Verdwenen schoolgebouwen: Technische School voor Mode en Kleding aan de Nolenslaan

maandag, 13 oktober 2025 (13:39) - De Utrechtse Internet Courant

In dit artikel:

Utrecht had vroeger een rijk aanbod aan praktijkgerichte vakscholen, maar de specifieke opleiding tot kleermaker lijkt nu verdwenen, terwijl instellingen als Nimeto, het Grafisch Lyceum Utrecht en ROC Midden Nederland nog altijd praktijkonderwijs bieden. De eerste Nederlandse kleermakersvakschool startte in 1903 aan de Oudegracht met aanvankelijk zeven leerlingen en verhuisde kort daarna naar het gebouw van leeszaal Concordia aan de Loeff Berchmakerstraat 12. Tien jaar na de oprichting groeide de school snel; bij het halve eeuwjubileum in 1953 telde ze 114 dagleerlingen en 61 cursisten bij de avondschool. Opmerkelijk was dat er toen meer meisjes dan jongens waren, terwijl het kleermakersvak van origine een mannenberoep was.

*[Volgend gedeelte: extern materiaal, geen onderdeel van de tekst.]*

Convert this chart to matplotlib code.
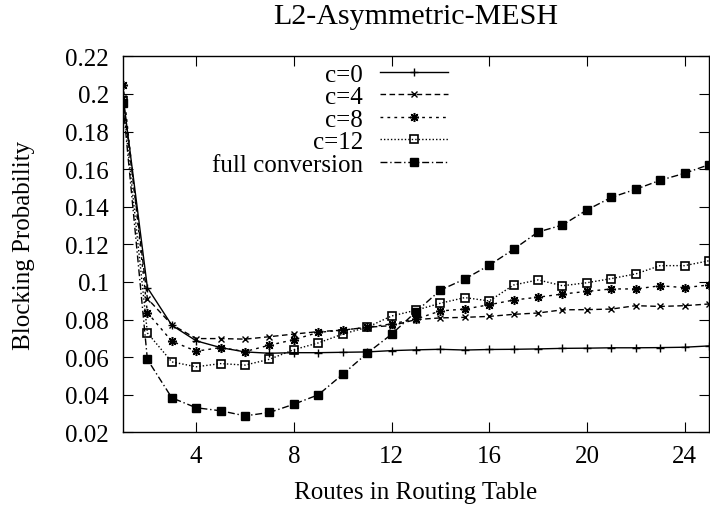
import matplotlib
matplotlib.use("Agg")
import matplotlib.pyplot as plt
from matplotlib.ticker import FixedLocator, FuncFormatter

routes = list(range(1, 26))
c0 = [0.199, 0.097, 0.077, 0.0687, 0.0651, 0.0628, 0.0621, 0.0624, 0.0624, 0.0626, 0.0628, 0.0635, 0.0639,
      0.0642, 0.0638, 0.0641, 0.0642, 0.0644, 0.0647, 0.0648, 0.065, 0.065, 0.0651, 0.0653, 0.066]
c4 = [0.198, 0.0912, 0.0773, 0.0699, 0.0699, 0.0696, 0.0709, 0.0723, 0.0736, 0.0744, 0.0759, 0.0768, 0.080,
      0.0809, 0.0812, 0.0817, 0.0828, 0.0835, 0.0852, 0.0853, 0.0856, 0.0874, 0.087, 0.0874, 0.0883]
c8 = [0.205, 0.0837, 0.0685, 0.0632, 0.0651, 0.0630, 0.0664, 0.0693, 0.0732, 0.0744, 0.0759, 0.0777, 0.0803,
      0.0846, 0.0856, 0.0879, 0.0904, 0.0919, 0.0936, 0.095, 0.0963, 0.0963, 0.098, 0.097, 0.0984]
c12 = [0.196, 0.0729, 0.0575, 0.0549, 0.0566, 0.0558, 0.0589, 0.064, 0.0676, 0.0723, 0.0759, 0.0819, 0.085,
       0.0887, 0.0917, 0.0899, 0.0984, 0.1011, 0.098, 0.0996, 0.1018, 0.1043, 0.1087, 0.1087, 0.1113]
full = [0.195, 0.0588, 0.0384, 0.0331, 0.0315, 0.0288, 0.0306, 0.035, 0.040, 0.0509, 0.0621, 0.0722, 0.0842,
        0.0957, 0.1016, 0.1089, 0.1174, 0.1266, 0.1303, 0.1383, 0.145, 0.1493, 0.1541, 0.1578, 0.1624]

labels = ["c=0", "c=4", "c=8", "c=12", "full conversion"]
xticks = [4, 8, 12, 16, 20, 24]
yticks = [0.02, 0.04, 0.06, 0.08, 0.1, 0.12, 0.14, 0.16, 0.18, 0.2, 0.22]

plt.rcParams['font.family'] = ['Liberation Serif', 'DejaVu Serif']
plt.rcParams['font.size'] = 18

fig = plt.figure(figsize=(7.1, 5.1), dpi=100)
ax = fig.add_axes([0.1732, 0.1502, 0.8254, 0.7373])

lw = 1.0
ax.plot(routes, c0, color='black', lw=lw, linestyle='-', marker='+', ms=6, mew=1.0, label=labels[0])
ax.plot(routes, c4, color='black', lw=lw, linestyle=(0, (4, 2.5)), marker='x', ms=5, mew=1.0, label=labels[1])
ax.plot(routes, c8, color='black', lw=lw, linestyle=(0, (2, 3)), marker=(8, 2, 0), ms=6.5, mew=1.1, label=labels[2])
ax.plot(routes, c12, color='black', lw=lw, linestyle=(0, (1, 1.5)), marker='s', ms=5.5, mfc='none', mew=1.2, label=labels[3])
ax.plot(routes, full, color='black', lw=lw, linestyle=(0, (5, 2, 1, 2)), marker='s', ms=5.5, mfc='black', label=labels[4])

ax.set_xlim(1, 25)
ax.set_ylim(0.02, 0.22)
ax.xaxis.set_major_locator(FixedLocator(xticks))
ax.yaxis.set_major_locator(FixedLocator(yticks))
ax.yaxis.set_major_formatter(FuncFormatter(lambda v, p: ('%g' % round(v, 4))))
ax.tick_params(direction='in', length=7, width=0.8, top=True, right=True, pad=10)
ax.tick_params(axis='x', pad=9)
for s in ax.spines.values():
    s.set_linewidth(1.0)

ax.set_title("L2-Asymmetric-MESH", pad=24)
ax.set_xlabel("Routes in Routing Table", labelpad=10)
ax.set_ylabel("Blocking Probability", labelpad=22)

leg = ax.legend(loc='upper right', bbox_to_anchor=(0.555, 0.982), markerfirst=False, frameon=False,
                handlelength=2.72, handletextpad=0.68, labelspacing=0.0, numpoints=1,
                borderaxespad=0.0, borderpad=0.0)

fig.savefig("out.png", dpi=100)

Directeur Petrus Johannes Starink kondigde ter gelegenheid van het jubileum nieuwbouw aan in het uitbreidingsplan Lauwerecht (de latere Staatsliedenbuurt). De school kreeg een moderne naam: Technische School voor het Kledingbedrijf. Als architect werd Albert van Overhagen (1919–1991) aangetrokken; hij was actief in Utrecht en ontwierp onder meer woningen, kerken en maatschappelijke gebouwen. Zijn plan voorzag in een L-vormig complex met twee haaks geplaatste panddelen verbonden door een trappenhuis. Er kwamen praktijklokalen, gescheiden verdiepingen voor meisjes en jongens, theorielokalen, administratie en een overblijflokaal dat ook als gymzaal kon dienen. De bouw duurde ruim anderhalf jaar; de officiële opening vond plaats op 12 september 1955 aan de toenmalige Nolensstraat 33a (later Nolenslaan).

Bij de ingebruikname verrichtte inspecteur van het Nijverheidsonderwijs Leo van Waegeningh het openingshanden en benadrukte dat Utrecht een degelijke kleermakersschool verdiende. De leerlingen toonden hun waardering met kleine geschenken aan het bestuur. Een opvallend kenmerk van het nieuwe pand was een bijzonder in de muur gemetseld baksteenreliëf op de blinde kopgevel: het beeld Naaiatelier liet vier kleermaaksters achter naaimachines zien. Het reliëf werd tijdens de bouw mee gemetseld en vereiste vakmanschap; het kunstwerk was gemaakt door Rumualda van Stolk (1921–2012) en Pieter Bogaerts (1920–1983), kunstenaars die Van Overhagen kende uit Amsterdam. Van Stolk zou in latere jaren vaker samenwerken met de architect en meerdere figuratieve reliëfs aan gebouwen in Utrecht leveren.

In de decennia daarna veranderde de school van naam en positie binnen het onderwijssysteem (onder meer MTS voor Mode & Kleding) en verwierf faam met modeshows van leerlingen. In 1990 werd de opleiding onderdeel van het Vaktechnisch Lyceum Utrecht als unit Mode en Kleding naast grafische opleidingen. Na de nieuwbouw van het Vaktechnisch Lyceum aan de Vondellaan in 1997 bleef uiteindelijk alleen het Grafisch Lyceum over. Het schoolgebouw aan de Nolenslaan werd eind jaren negentig gesloopt; daarbij ging het baksteenreliëf verloren. Sinds 2001 staat op dezelfde plek het appartementengebouw Nolenshof, dat de L-vorm van het oorspronkelijke schoolcomplex echoot. Hierdoor is het fysieke spoor van de kleermakersopleiding in Utrecht grotendeels verdwenen, terwijl andere praktische opleidingen in de stad voortleven.